I think equally significant that fugitives and the abolitionists who were most active in assisting them were also in some cases prison activists. They were critical of American carceral systems and even called for the abolition of policing and prisons. I document a number of examples of that. And some Vigilance Committee activists worked as teachers in prisons, helping rehabilitate prisoners after their incarceration. They realized that forms of policing and forms of imprisonment were constitutive to the way that slavery worked, and that the prison was just another form of unfreedom. This is one of the most inspiring and important legacies, and one that’s very little known.
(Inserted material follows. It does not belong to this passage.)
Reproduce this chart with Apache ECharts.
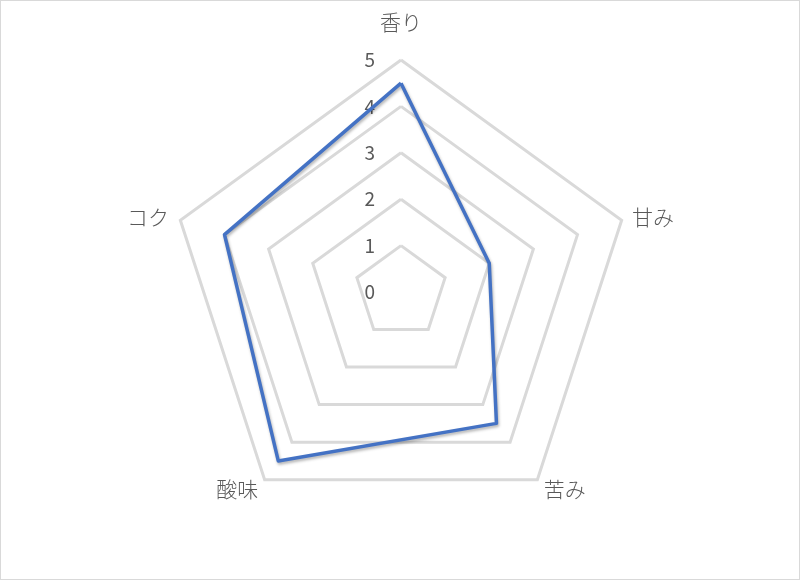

A lesson that we can learn from this is that prison abolition is not something that has cropped up from the 1970s onwards but, in fact, has a much longer anti-slavery history.

 

MC: What are your future projects? I’m curious if you’re examining other aspects of the abolitionist movement, or if you have turned to a different topic?

JO: Well, in some ways, I’m writing a sequel to this book. It’s about what I call the “Abolitionist Tradition”, particularly the ways that abolitionist ideas were commemorated within the Pan-African movement of the late 19th and early 20thcenturies. What I’ve been finding in my research is that numerous intellectuals and later social movements in the Caribbean and West Africa, as well as in the United States, were taking inspiration from abolitionists, trying to rewrite abolitionist history. What I contend is that, in fact, abolitionist ideas, tactics, and histories became a central reference point and source of inspiration for the movements that eventually led to the decolonization of Africa and the Caribbean. You see references to abolitionism at the Pan-African Congresses, within the Garvey Movement, in insurrections against colonial rule in Africa, as well as many other places. So, in some ways, decolonization is the continuation of the abolitionist tradition. That is what I’m exploring right now, a different kind of movement archive with a new kind of emancipatory knowledge.